## Exercise task
Every line from the one holding "What Observable Plot" through the one holding "const yTicks = [0, 20, 40, 60, 80, 100];" should be returned exactly, both included; the pictures should not.

## Recorded information

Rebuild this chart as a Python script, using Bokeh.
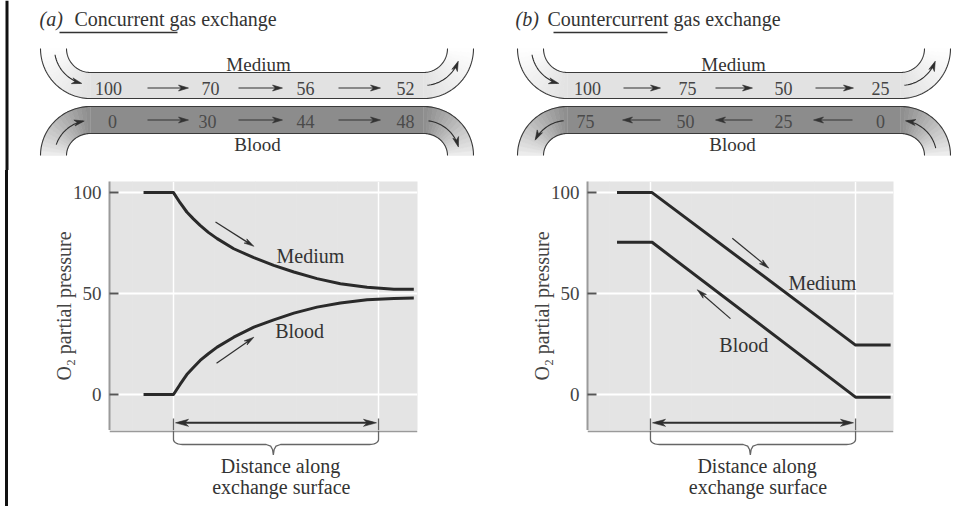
import numpy as np
from bokeh.plotting import figure
from bokeh.layouts import row, column
from bokeh.models import Range1d, FixedTicker, Spacer, Grid
from bokeh.core.properties import value
from bokeh.embed import file_html
from bokeh.resources import INLINE

FONT = "Liberation Serif"
INK = "#2e2e2e"

# ---------------- data ----------------
flow_labels = ["Medium", "Blood"]
conc_medium_values = [100, 70, 56, 52]
conc_blood_values = [0, 30, 44, 48]
ctr_medium_values = [100, 75, 50, 25]
ctr_blood_values = [75, 50, 25, 0]

conc_distance = [-0.146, 0.0, 0.032, 0.065, 0.097, 0.13, 0.17, 0.213, 0.294, 0.392, 0.489, 0.587, 0.70,
                 0.814, 0.944, 1.075, 1.172]
conc_medium_po2 = [100, 100, 95.0, 90.4, 87.0, 83.8, 80.3, 77.2, 72.2, 67.8, 64.0, 60.7, 57.4,
                   54.9, 53.1, 52.2, 52.1]
conc_blood_po2 = [0, 0, 5.0, 9.9, 13.4, 16.9, 20.2, 23.5, 28.4, 33.4, 37.0, 40.3, 43.3,
                  45.3, 46.9, 47.6, 47.8]

ctr_distance = [-0.163, 0.008, 1.0, 1.171]
ctr_medium_po2 = [100, 100, 24.5, 24.5]
ctr_blood_po2 = [75.4, 75.4, -1.3, -1.3]

po2_ticks = [0, 50, 100]
surface_bounds = [0, 1]
y_label = "O\u2082 partial pressure"
x_label_lines = ["Distance along", "exchange surface"]
titles = [("(a)", "Concurrent gas exchange"), ("(b)", "Countercurrent gas exchange")]


def gray(v):
    v = int(round(max(0, min(255, v))))
    return "#%02x%02x%02x" % (v, v, v)


def arrow_head(p, tip, back, length=9, width=6, sx=1.0, sy=1.0, color=INK):
    dx = (tip[0] - back[0]) * sx
    dy = (tip[1] - back[1]) * sy
    n = np.hypot(dx, dy)
    ux, uy = dx / n, dy / n
    nx, ny = -uy, ux
    pts = [(0, 0),
           (-length * ux + width / 2 * nx, -length * uy + width / 2 * ny),
           (-0.72 * length * ux, -0.72 * length * uy),
           (-length * ux - width / 2 * nx, -length * uy - width / 2 * ny)]
    xs = [tip[0] + a / sx for a, b in pts]
    ys = [tip[1] + b / sy for a, b in pts]
    p.patch(xs, ys, fill_color=color, line_color=color, line_width=0.6)


def line_arrow(p, xs, ys, length=9, width=6, lw=1.1, sx=1.0, sy=1.0, color=INK):
    xs = list(xs)
    ys = list(ys)
    tip = (xs[-1], ys[-1])
    back = (xs[-2], ys[-2])
    dx = (tip[0] - back[0]) * sx
    dy = (tip[1] - back[1]) * sy
    n = np.hypot(dx, dy)
    cut = 0.6 * length
    end = (tip[0] - dx / n * cut / sx, tip[1] - dy / n * cut / sy)
    p.line(xs[:-1] + [end[0]], ys[:-1] + [end[1]], line_color=color, line_width=lw)
    arrow_head(p, tip, back, length, width, sx, sy, color)


def draw_tube(p, cxL, cxR, cy, s, rxo, ryo, rxi, ryi, y_a, y_b, fill, end):
    p.quad(left=cxL, right=cxR, top=y_a, bottom=y_b, fill_color=gray(fill), line_color=None)
    n = 16
    for side in (-1, 1):
        cx = cxL if side < 0 else cxR
        xs_list, ys_list, cols = [], [], []
        for i in range(n):
            t0 = np.radians(90.0 * i / n)
            t1 = np.radians(90.0 * (i + 1) / n)
            xo0, yo0 = cx + side * rxo * np.cos(t0), cy + s * ryo * np.sin(t0)
            xo1, yo1 = cx + side * rxo * np.cos(t1), cy + s * ryo * np.sin(t1)
            xi0, yi0 = cx + side * rxi * np.cos(t0), cy + s * ryi * np.sin(t0)
            xi1, yi1 = cx + side * rxi * np.cos(t1), cy + s * ryi * np.sin(t1)
            xs_list.append([xo0, xo1, xi1, xi0])
            ys_list.append([yo0, yo1, yi1, yi0])
            frac = (i + 0.5) / n
            cols.append(gray(end + (fill - end) * frac ** 0.9))
        p.patches(xs_list, ys_list, fill_color=cols, line_color=cols, line_width=0.6)
    t = np.radians(np.linspace(0, 90, 40))
    for rx, ry in ((rxo, ryo), (rxi, ryi)):
        xl = cxL - rx * np.cos(t)
        yl = cy + s * ry * np.sin(t)
        xr = cxR + rx * np.cos(t[::-1])
        yr = cy + s * ry * np.sin(t[::-1])
        p.line(list(xl) + list(xr), list(yl) + list(yr), line_color="#3a3a3a", line_width=1.1)


def tube_diagram(p, ox, tag, title, tag_x, title_x, ul, med_vals, med_x, blood_vals, blood_x,
                 med_spans, blood_spans, blood_forward, label_x):
    cxL, cxR = ox + 90, ox + 423
    draw_tube(p, cxL, cxR, 48, 1, 50, 50, 24, 24, 72, 98, 226, 255)
    draw_tube(p, cxL, cxR, 155, -1, 50, 49, 24, 22, 106, 133, 140, 240)

    t = np.radians(np.linspace(10, 76, 24))
    line_arrow(p, cxL - 36 * np.cos(t), 48 + 36 * np.sin(t), 10, 6)
    t = np.radians(np.linspace(84, 20, 24))
    line_arrow(p, cxR + 37 * np.cos(t), 48 + 37 * np.sin(t), 10, 6)
    if blood_forward:
        t = np.radians(np.linspace(18, 80, 24))
        line_arrow(p, cxL - 36 * np.cos(t), 155 - 35 * np.sin(t), 10, 6)
        t = np.radians(np.linspace(82, 14, 24))
        line_arrow(p, cxR + 36 * np.cos(t), 155 - 35 * np.sin(t), 10, 6)
    else:
        t = np.radians(np.linspace(84, 26, 24))
        line_arrow(p, cxL - 36 * np.cos(t), 155 - 35 * np.sin(t), 10, 6)
        t = np.radians(np.linspace(12, 82, 24))
        line_arrow(p, cxR + 36 * np.cos(t), 155 - 35 * np.sin(t), 10, 6)

    for a, b in med_spans:
        line_arrow(p, [a, b], [87.5, 87.5], 10, 6, lw=1.1)
    for a, b in blood_spans:
        if blood_forward:
            line_arrow(p, [a, b], [119.5, 119.5], 10, 6, lw=1.1, color="#333333")
        else:
            line_arrow(p, [b, a], [119.5, 119.5], 10, 6, lw=1.1, color="#333333")

    p.text(x=med_x, y=[87.5] * 4, text=[str(v) for v in med_vals], text_font=value(FONT),
           text_font_size="18px", text_align="center", text_baseline="middle", text_color="#444444")
    p.text(x=blood_x, y=[120.5] * 4, text=[str(v) for v in blood_vals], text_font=value(FONT),
           text_font_size="18px", text_align="center", text_baseline="middle", text_color="#4a4a4a")
    p.text(x=[label_x, label_x - 1], y=[63.5, 143.5], text=flow_labels, text_font=value(FONT),
           text_font_size="19px", text_align="center", text_baseline="middle", text_color="#333333")

    p.text(x=[tag_x], y=[18], text=[tag], text_font=value(FONT), text_font_style=value("italic"),
           text_font_size="20px", text_align="left", text_baseline="middle", text_color="#333333")
    p.text(x=[title_x], y=[18], text=[title], text_font=value(FONT),
           text_font_size="20px", text_align="left", text_baseline="middle", text_color="#333333")
    p.line([ul[0], ul[1]], [32, 32], line_color="#333333", line_width=1.6)


def plot_panel(width, x_start, x_end, left_border, frame_w, dist, med, blood, label_pos, arrows):
    p = figure(width=width, height=260, x_range=Range1d(x_start, x_end), y_range=Range1d(-17.8, 105.5),
               output_backend="svg", toolbar_location=None, x_axis_location=None,
               min_border_left=left_border, min_border_right=width - left_border - frame_w,
               min_border_top=11, min_border_bottom=0,
               background_fill_color="#e4e4e4", border_fill_color="white", outline_line_color=None)
    sx = frame_w / (x_end - x_start)
    sy = 249.0 / (105.5 + 17.8)
    ax = p.yaxis[0]
    ax.ticker = FixedTicker(ticks=po2_ticks)
    ax.major_tick_in = 9
    ax.major_tick_out = 0
    ax.minor_tick_in = 0
    ax.minor_tick_out = 0
    ax.major_tick_line_color = "#555555"
    ax.major_tick_line_width = 2
    ax.axis_line_color = "#9a9a9a"
    ax.axis_line_width = 2
    ax.major_label_standoff = 8
    ax.major_label_text_font = FONT
    ax.major_label_text_font_size = "19px"
    ax.major_label_text_color = "#444444"
    ax.axis_label = y_label
    ax.axis_label_text_font = FONT
    ax.axis_label_text_font_size = "20px"
    ax.axis_label_text_font_style = "normal"
    ax.axis_label_text_color = "#444444"
    ax.axis_label_standoff = -5
    p.ygrid.grid_line_color = "white"
    p.ygrid.grid_line_width = 2
    p.add_layout(Grid(dimension=0, ticker=FixedTicker(ticks=surface_bounds),
                      grid_line_color="white", grid_line_width=1.5))

    p.line(dist, med, line_color="#2a2a2a", line_width=3, line_join="round")
    p.line(dist, blood, line_color="#2a2a2a", line_width=3, line_join="round")

    p.text(x=[label_pos[0][0], label_pos[1][0]], y=[label_pos[0][1], label_pos[1][1]], text=flow_labels,
           text_font=value(FONT), text_font_size="20px", text_align="center", text_baseline="middle",
           text_color="#333333")
    for (xa, ya), (xb, yb) in arrows:
        line_arrow(p, [xa, xb], [ya, yb], 10, 5, lw=1.2, sx=sx, sy=sy)

    y_arr = -14.0
    p.line([0.03, 0.97], [y_arr, y_arr], line_color=INK, line_width=2)
    arrow_head(p, (0.01, y_arr), (0.5, y_arr), 13, 7, sx, sy)
    arrow_head(p, (0.99, y_arr), (0.5, y_arr), 13, 7, sx, sy)
    p.segment(x0=surface_bounds, y0=[-11.9] * 2, x1=surface_bounds, y1=[-17.8] * 2,
              line_color="#666666", line_width=1.3)
    return p


def bottom_panel(width, xr, left_border, frame_w, tip, text_x):
    b = figure(width=width, height=76, x_range=xr, y_range=Range1d(76, 0),
               output_backend="svg", toolbar_location=None, x_axis_location=None, y_axis_location=None,
               min_border_left=left_border, min_border_right=width - left_border - frame_w,
               min_border_top=0, min_border_bottom=0, outline_line_color=None)
    b.grid.visible = False
    b.line([xr.start, xr.end], [0.8, 0.8], line_color="#9a9a9a", line_width=2)
    dx = 9.0 / 205.0
    t = np.radians(np.linspace(0, 90, 10))
    xs = [0.0, 0.0] + list(dx - dx * np.cos(t))
    ys = [0.0, 9.0] + list(9 + 5 * np.sin(t))
    xs += [tip - 0.035, tip - 0.013, tip - 0.004, tip, tip + 0.004, tip + 0.013, tip + 0.035]
    ys += [14.0, 15.6, 19.0, 24.5, 19.0, 15.6, 14.0]
    xs += list(1 - dx + dx * np.cos(t[::-1])) + [1.0]
    ys += list(9 + 5 * np.sin(t[::-1])) + [0.0]
    b.line(xs, ys, line_color="#666666", line_width=1.3)
    b.text(x=[text_x, text_x + 0.004], y=[35.5, 56.0], text=x_label_lines, text_font=value(FONT),
           text_font_size="20px", text_align="center", text_baseline="middle", text_color="#333333")
    return b


# ---------------- top: both tube diagrams in one figure ----------------
top = figure(width=952, height=170, x_range=Range1d(0, 952), y_range=Range1d(170, 0),
             output_backend="svg", toolbar_location=None, min_border=0,
             x_axis_location=None, y_axis_location=None, outline_line_color=None)
top.grid.visible = False
top.quad(left=5, right=8, top=0, bottom=170, fill_color="#111111", line_color=None)
tube_diagram(top, 0, titles[0][0], titles[0][1], 39, 74, (59, 177),
             conc_medium_values, [108, 210, 305, 405], conc_blood_values, [112, 207, 305, 405],
             [(147, 188), (238, 282), (338, 380)], [(147, 188), (238, 282), (338, 380)],
             True, 258)
tube_diagram(top, 477, titles[1][0], titles[1][1], 515, 547, (553, 667),
             ctr_medium_values, [587, 687, 783, 880], ctr_blood_values, [585, 685, 783, 880],
             [(623, 660), (715, 752), (815, 853)], [(622, 660), (715, 752), (813, 852)],
             False, 733)

# ---------------- left plot (concurrent) ----------------
WA, WB = 470, 474
plotA = plot_panel(WA, -0.312, 1.190, 101, 308, conc_distance, conc_medium_po2, conc_blood_po2,
                   [(0.668, 68.4), (0.615, 31.4)],
                   [((0.205, 85.4), (0.392, 73.4)), ((0.21, 15.5), (0.392, 28.4))])
botA = bottom_panel(WA, plotA.x_range, 101, 308, 0.487, 0.522)

# ---------------- right plot (countercurrent) ----------------
plotB = plot_panel(WB, -0.307, 1.185, 109, 306, ctr_distance, ctr_medium_po2, ctr_blood_po2,
                   [(0.838, 55.3), (0.455, 24.6)],
                   [((0.399, 77.4), (0.577, 62.6)), ((0.390, 37.6), (0.228, 51.9))])
botB = bottom_panel(WB, plotB.x_range, 109, 306, 0.487, 0.52)

gap = Spacer(width=5, height=336)
edge = Spacer(width=3, height=336, styles={"background-color": "#111111"})
layout = column(top, row(gap, edge, column(plotA, botA), column(plotB, botB)))

open("out.html", "w").write(file_html(layout, INLINE))
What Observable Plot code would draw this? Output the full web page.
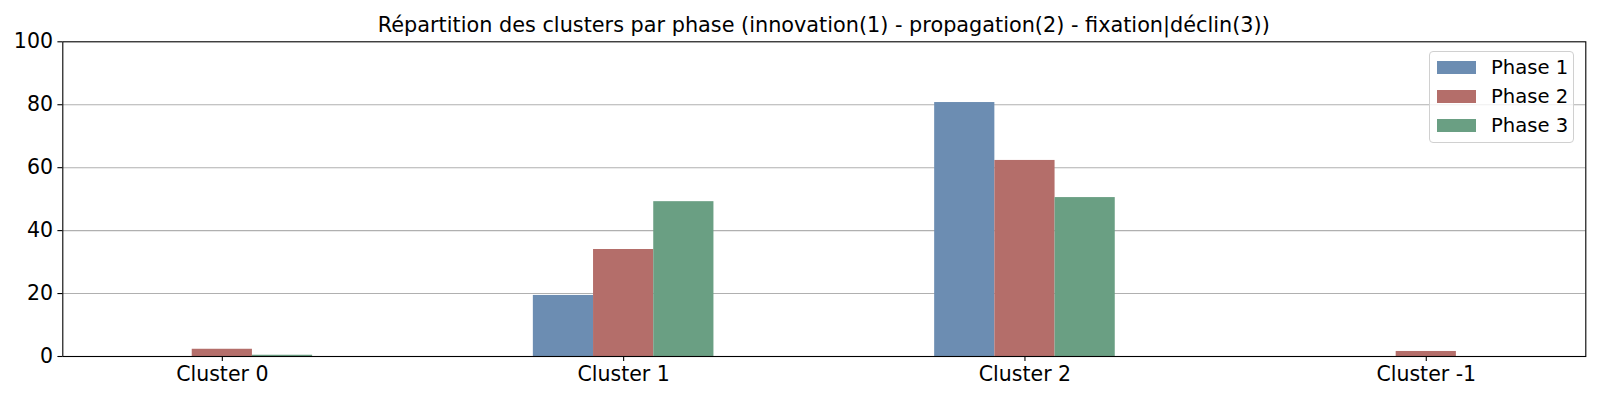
<!DOCTYPE html>
<html>
<head>
<meta charset="utf-8">
<script src="https://cdn.jsdelivr.net/npm/d3@7"></script>
<script src="https://cdn.jsdelivr.net/npm/@observablehq/plot@0.6"></script>
<style>
  html, body { margin: 0; padding: 0; background: #fff; }
  #wrap { position: relative; width: 1600px; height: 400px; font-family: "DejaVu Sans", sans-serif; }
  #title { position: absolute; left: 62.3px; width: 1523px; top: 13px; text-align: center; font-size: 20.8px; color: #000; line-height: 24px; white-space: nowrap; }
  #legend { position: absolute; left: 1429px; top: 51px; width: 145px; height: 92px; border: 1px solid #d0d0d0; border-radius: 4px; background: rgba(255,255,255,0.8); box-sizing: border-box; }
  .lg-row { position: absolute; left: 7px; height: 22px; display: flex; align-items: center; font-size: 19.6px; color: #000; }
  .lg-sw { width: 39px; height: 13px; margin-right: 15px; }
  svg { display: block; }
</style>
</head>
<body>
<div id="wrap">
  <div id="chart"></div>
  <div id="title"></div>
  <div id="legend"></div>
</div>
<script>
const titleText = "Répartition des clusters par phase (innovation(1) - propagation(2) - fixation|déclin(3))";
const clusters = ["Cluster 0", "Cluster 1", "Cluster 2", "Cluster -1"];
const phases = ["Phase 1", "Phase 2", "Phase 3"];
const phase1 = [0, 19.4, 80.7, 0];
const phase2 = [2.3, 34.0, 62.3, 1.6];
const phase3 = [0.4, 49.2, 50.5, 0];
const colors = ["#6c8db2", "#b46e6a", "#6a9f83"];
const yTicks = [0, 20, 40, 60, 80, 100];

const series = [phase1, phase2, phase3];
const barWidth = 0.15;
const rows = [];
clusters.forEach((c, i) => {
  series.forEach((vals, j) => {
    const center = i + (j - 1) * barWidth;
    rows.push({cluster: c, phase: phases[j], value: vals[i], x1: center - barWidth / 2, x2: center + barWidth / 2});
  });
});

const fs = 20.5;
const chart = Plot.plot({
  width: 1600,
  height: 400,
  marginLeft: 62.3,
  marginRight: 14.7,
  marginTop: 41.3,
  marginBottom: 44,
  style: {fontFamily: "DejaVu Sans, sans-serif", fontSize: fs + "px", color: "#000", background: "#fff"},
  x: {type: "linear", domain: [-0.3975, clusters.length - 1 + 0.3975], label: null},
  y: {domain: [0, 100], label: null},
  color: {domain: phases, range: colors},
  marks: [
    Plot.ruleY(yTicks.filter(t => t > 0 && t < 100), {stroke: "#b0b0b0", strokeWidth: 1.1}),
    Plot.rectY(rows, {x1: "x1", x2: "x2", y: "value", fill: "phase"}),
    Plot.axisX({ticks: d3.range(clusters.length), tickFormat: i => clusters[i], tickSize: 4.9, tickPadding: 4.9, strokeWidth: 1.1, fontSize: fs, label: null}),
    Plot.axisY({ticks: yTicks, tickSize: 4.9, tickPadding: 4.9, strokeWidth: 1.1, fontSize: fs, label: null}),
    Plot.frame({stroke: "#000", strokeWidth: 1.1})
  ]
});
document.getElementById("chart").appendChild(chart);
document.getElementById("title").textContent = titleText;

const legend = document.getElementById("legend");
const rowTops = [4, 33, 62];
phases.forEach((p, j) => {
  const r = document.createElement("div");
  r.className = "lg-row";
  r.style.top = rowTops[j] + "px";
  const sw = document.createElement("div");
  sw.className = "lg-sw";
  sw.style.background = colors[j];
  const t = document.createElement("span");
  t.textContent = p;
  r.appendChild(sw);
  r.appendChild(t);
  legend.appendChild(r);
});
</script>
</body>
</html>
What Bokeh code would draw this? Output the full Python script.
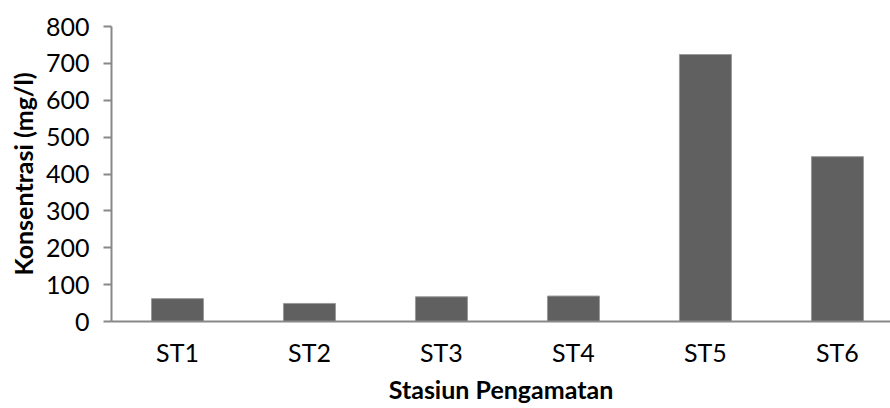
from bokeh.plotting import figure
from bokeh.models import ColumnDataSource, Range1d, FixedTicker
from bokeh.embed import file_html
from bokeh.resources import INLINE

# Concentration measured at each observation station (mg/l)
stations = ["ST1", "ST2", "ST3", "ST4", "ST5", "ST6"]
concentration = [62, 49, 67, 69, 724, 447]
y_ticks = [0, 100, 200, 300, 400, 500, 600, 700, 800]

positions = list(range(len(stations)))
source = ColumnDataSource(data=dict(x=positions, y=concentration, name=stations))

FONT = "Lato"
AXIS_GREY = "#888888"

p = figure(
    width=890, height=408,
    output_backend="svg", toolbar_location=None,
    x_range=Range1d(-0.5, 5.402), y_range=Range1d(0, 800),
    min_border_left=111, min_border_right=0,
    min_border_top=26, min_border_bottom=87,
)
p.outline_line_color = None
p.xgrid.visible = False
p.ygrid.visible = False
p.background_fill_color = "white"
p.border_fill_color = "white"

p.vbar(x="x", top="y", width=0.394, source=source,
       fill_color="#606060", line_color="#9a9a9a", line_width=1)

# y axis
ya = p.yaxis[0]
ya.ticker = FixedTicker(ticks=y_ticks)
ya.axis_line_color = AXIS_GREY
ya.axis_line_width = 2
ya.major_tick_line_color = AXIS_GREY
ya.major_tick_line_width = 2
ya.major_tick_out = 8
ya.major_tick_in = 0
ya.minor_tick_line_color = None
ya.major_label_standoff = 14
ya.major_label_text_font = FONT
ya.major_label_text_font_size = "25px"
ya.major_label_text_color = "black"
ya.axis_label = "Konsentrasi (mg/l)"
ya.axis_label_text_font = FONT
ya.axis_label_text_font_style = "bold"
ya.axis_label_text_font_size = "25px"
ya.axis_label_text_color = "black"
ya.axis_label_standoff = 5

# x axis with station names as labels
xa = p.xaxis[0]
xa.ticker = FixedTicker(ticks=positions)
xa.major_label_overrides = {i: s for i, s in zip(positions, stations)}
xa.axis_line_color = AXIS_GREY
xa.axis_line_width = 2
xa.major_tick_line_color = None
xa.major_tick_out = 0
xa.major_tick_in = 0
xa.minor_tick_line_color = None
xa.major_label_standoff = 15
xa.major_label_text_font = FONT
xa.major_label_text_font_size = "25px"
xa.major_label_text_color = "black"
xa.axis_label = "Stasiun Pengamatan"
xa.axis_label_text_font = FONT
xa.axis_label_text_font_style = "bold"
xa.axis_label_text_font_size = "25px"
xa.axis_label_text_color = "black"
xa.axis_label_standoff = 4

open("out.html", "w").write(file_html(p, INLINE))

## Exercise output
What Observable Plot code would draw this? Output the full web page.
<!DOCTYPE html>
<html>
<head>
<meta charset="utf-8">
<script src="https://cdn.jsdelivr.net/npm/d3@7"></script>
<script src="https://cdn.jsdelivr.net/npm/@observablehq/plot@0.6"></script>
<style>
  html, body { margin: 0; padding: 0; background: #fff; }
  #wrap { position: relative; width: 1600px; height: 400px; font-family: "DejaVu Sans", sans-serif; }
  #title { position: absolute; left: 62.3px; width: 1523px; top: 13px; text-align: center; font-size: 20.8px; color: #000; line-height: 24px; white-space: nowrap; }
  #legend { position: absolute; left: 1429px; top: 51px; width: 145px; height: 92px; border: 1px solid #d0d0d0; border-radius: 4px; background: rgba(255,255,255,0.8); box-sizing: border-box; }
  .lg-row { position: absolute; left: 7px; height: 22px; display: flex; align-items: center; font-size: 19.6px; color: #000; }
  .lg-sw { width: 39px; height: 13px; margin-right: 15px; }
  svg { display: block; }
</style>
</head>
<body>
<div id="wrap">
  <div id="chart"></div>
  <div id="title"></div>
  <div id="legend"></div>
</div>
<script>
const titleText = "Répartition des clusters par phase (innovation(1) - propagation(2) - fixation|déclin(3))";
const clusters = ["Cluster 0", "Cluster 1", "Cluster 2", "Cluster -1"];
const phases = ["Phase 1", "Phase 2", "Phase 3"];
const phase1 = [0, 19.4, 80.7, 0];
const phase2 = [2.3, 34.0, 62.3, 1.6];
const phase3 = [0.4, 49.2, 50.5, 0];
const colors = ["#6c8db2", "#b46e6a", "#6a9f83"];
const yTicks = [0, 20, 40, 60, 80, 100];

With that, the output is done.